- Mihang'o Location of Mihang'o in Kenya
- Coordinates: 1°16′35″S 36°57′34″E﻿ / ﻿1.27639°S 36.95944°E
- Country: Kenya
- County: Nairobi City
- Sub-county: Njiru

Area
- • Total: 4.2 sq mi (11 km^{2})

Population (2019)
- • Total: 60,367
- • Density: 14,190/sq mi (5,478/km^{2})

= Mihang'o =

Neighbourhood in Nairobi, Kenya

Mihang'o is a neighbourhood in the city of Nairobi. It is approximately 16 km southeast of the central business district of Nairobi.

==Location==
Mihang'o is located approximately 16 km east of Nairobi's central business district. It lies along the Nairobi Eastern Bypass Highway, and borders, Utawala, Njiru and Ruai.

==Overview==
Mihang'o is generally a residential neighbourhood in Nairobi with some mixed-use features.

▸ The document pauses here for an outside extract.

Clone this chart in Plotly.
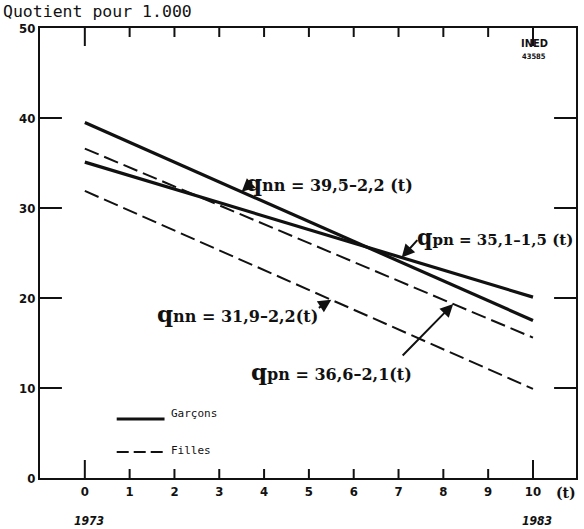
import plotly.graph_objects as go

# Regression lines of the quotients (per 1,000) against t = years since 1973
t_years = [0, 10]
intercepts_garcons = {"qnn": 39.5, "qpn": 35.1}
slopes_garcons = {"qnn": -2.2, "qpn": -1.5}
intercepts_filles = {"qnn": 31.9, "qpn": 36.6}
slopes_filles = {"qnn": -2.2, "qpn": -2.1}

x_ticks = list(range(0, 11))
x_long_ticks = [0, 10]
y_ticks = [0, 10, 20, 30, 40, 50]
year_labels = {0: "1973", 10: "1983"}

W, H = 584, 529
ML, MR, MT, MB = 40, 6, 28, 51
PW, PH = W - ML - MR, H - MT - MB
X0, X1 = -1.0, 10.96
Y0, Y1 = 0, 50


def line(a, b):
    return [a + b * t for t in t_years]


def px(x):
    return (x - ML) / PW


def py(y):
    return (H - MB - y) / PH


INK = "#111111"
fig = go.Figure()

for key in ["qnn", "qpn"]:
    fig.add_trace(go.Scatter(
        x=t_years, y=line(intercepts_garcons[key], slopes_garcons[key]),
        mode="lines", line=dict(color=INK, width=3.2), showlegend=False,
        hoverinfo="skip"))
for key in ["qnn", "qpn"]:
    fig.add_trace(go.Scatter(
        x=t_years, y=line(intercepts_filles[key], slopes_filles[key]),
        mode="lines", line=dict(color=INK, width=2, dash="15px,6px"),
        showlegend=False, hoverinfo="skip"))

# inward tick marks on all four edges, longer at the first and last year
dy_short = 9 / PH * (Y1 - Y0)
dy_long = 18 / PH * (Y1 - Y0)
dx_y = 22 / PW * (X1 - X0)
tx, ty = [], []
for t in x_ticks:
    d = dy_long if t in x_long_ticks else dy_short
    tx += [t, t, None, t, t, None]
    ty += [Y0, Y0 + d, None, Y1, Y1 - d, None]
for v in y_ticks[1:-1]:
    tx += [X0, X0 + dx_y, None, X1, X1 - dx_y, None]
    ty += [v, v, None, v, v, None]
fig.add_trace(go.Scatter(x=tx, y=ty, mode="lines", connectgaps=False,
                         line=dict(color=INK, width=2), showlegend=False,
                         hoverinfo="skip", cliponaxis=False))

tick_font = dict(family="DejaVu Sans Condensed, DejaVu Sans", size=13,
                 color=INK, weight="bold")

fig.update_layout(
    width=W, height=H,
    margin=dict(l=ML, r=MR, t=MT, b=MB),
    paper_bgcolor="white", plot_bgcolor="white",
    xaxis=dict(range=[X0, X1], tickmode="array", tickvals=x_ticks,
               ticks="", mirror=True, showline=True, linewidth=2,
               linecolor=INK, showgrid=False, zeroline=False,
               tickfont=tick_font),
    yaxis=dict(range=[Y0, Y1], tickmode="array", tickvals=y_ticks,
               ticks="", mirror=True, showline=True, linewidth=2,
               linecolor=INK, showgrid=False, zeroline=False,
               tickfont=tick_font),
    showlegend=False,
)


def formula(sub, a, b, gap=" ", size=16):
    return ('<span style="font-size:%dpx">q</span>' % (size + 7) +
            f'<span style="font-size:{size}px">{sub}</span>'
            f' = {a}–{b}{gap}(t)')


# formula labels (left edge, vertical centre, font size) and arrows
labels = [
    (formula("nn", "39,5", "2,2"), 245, 182, 16),
    (formula("pn", "35,1", "1,5", size=15), 416, 237, 15),
    (formula("nn", "31,9", "2,2", gap=""), 155, 313, 16),
    (formula("pn", "36,6", "2,1", gap=""), 250, 371, 16),
]
for text, lx, ly, size in labels:
    fig.add_annotation(text=text, xref="paper", yref="paper", x=px(lx),
                       y=py(ly), xanchor="left", yanchor="middle",
                       showarrow=False,
                       font=dict(family="DejaVu Serif", size=size,
                                 color=INK, weight="bold"))

arrows = [
    (3.5, intercepts_garcons["qnn"], slopes_garcons["qnn"], 12, -11),
    (7.07, intercepts_garcons["qpn"], slopes_garcons["qpn"], 17, -19),
    (5.5, intercepts_filles["qnn"], slopes_filles["qnn"], -14, 9),
    (8.22, intercepts_filles["qpn"], slopes_filles["qpn"], -52, 53),
]
for t, a, b, ax, ay in arrows:
    fig.add_annotation(x=t, y=a + b * t, xref="x", yref="y", text="",
                       showarrow=True, arrowhead=2, arrowsize=1.3,
                       arrowwidth=2, arrowcolor=INK, ax=ax, ay=ay)

# axis captions and year markers
mono = "DejaVu Sans Mono, Liberation Mono"
fig.add_annotation(text="Quotient pour 1.000", xref="paper", yref="paper",
                   x=px(1), y=py(12), xanchor="left", yanchor="middle",
                   showarrow=False,
                   font=dict(family=mono, size=16.5, color=INK))
fig.add_annotation(text="(t)", xref="paper", yref="paper", x=px(568),
                   y=py(493), xanchor="center", yanchor="middle",
                   showarrow=False,
                   font=dict(family="DejaVu Serif", size=14, color=INK,
                             weight="bold"))
for t, year in year_labels.items():
    fig.add_annotation(text=f"<i>{year}</i>", xref="x", yref="paper", x=t,
                       y=py(521), xanchor="center", yanchor="middle",
                       xshift=4, showarrow=False,
                       font=dict(family="DejaVu Sans Condensed, DejaVu Sans",
                                 size=12, color=INK, weight="bold"))

# INED stamp
fig.add_annotation(text="INED", xref="paper", yref="paper", x=px(536),
                   y=py(43), xanchor="center", yanchor="middle",
                   showarrow=False,
                   font=dict(family="DejaVu Sans Condensed, DejaVu Sans",
                             size=11, color=INK, weight="bold"))
fig.add_annotation(text="43585", xref="paper", yref="paper", x=px(536),
                   y=py(57), xanchor="center", yanchor="middle",
                   showarrow=False,
                   font=dict(family="DejaVu Sans Condensed, DejaVu Sans",
                             size=7.5, color=INK, weight="bold"))

# key
key_items = [("Garçons", 419, 413, dict(color=INK, width=3.2)),
             ("Filles", 452, 450, dict(color=INK, width=2,
                                       dash="12px,5px"))]
for name, ly, ty, style in key_items:
    fig.add_shape(type="line", xref="paper", yref="paper", x0=px(117),
                  x1=px(165), y0=py(ly), y1=py(ly), line=style)
    fig.add_annotation(text=name, xref="paper", yref="paper", x=px(169),
                       y=py(ty), xanchor="left", yanchor="middle",
                       showarrow=False, font=dict(family=mono, size=11,
                                                  color=INK))

fig.write_html("out.html")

It has a mixture of mid-rises and single-family homes and is home to low-income to middle-income earners.

As of 2019, Mihang'o has a population of 60,367, with 28,428 of them being male and 31,937 being female. The neighbourhood has a population density of 5478/km^{2} in a land area of 11 km^{2}.

Mihango Ward, an electoral division within Embakasi East Constituency. It borrows its name from the estate and covers the neighbourhood area.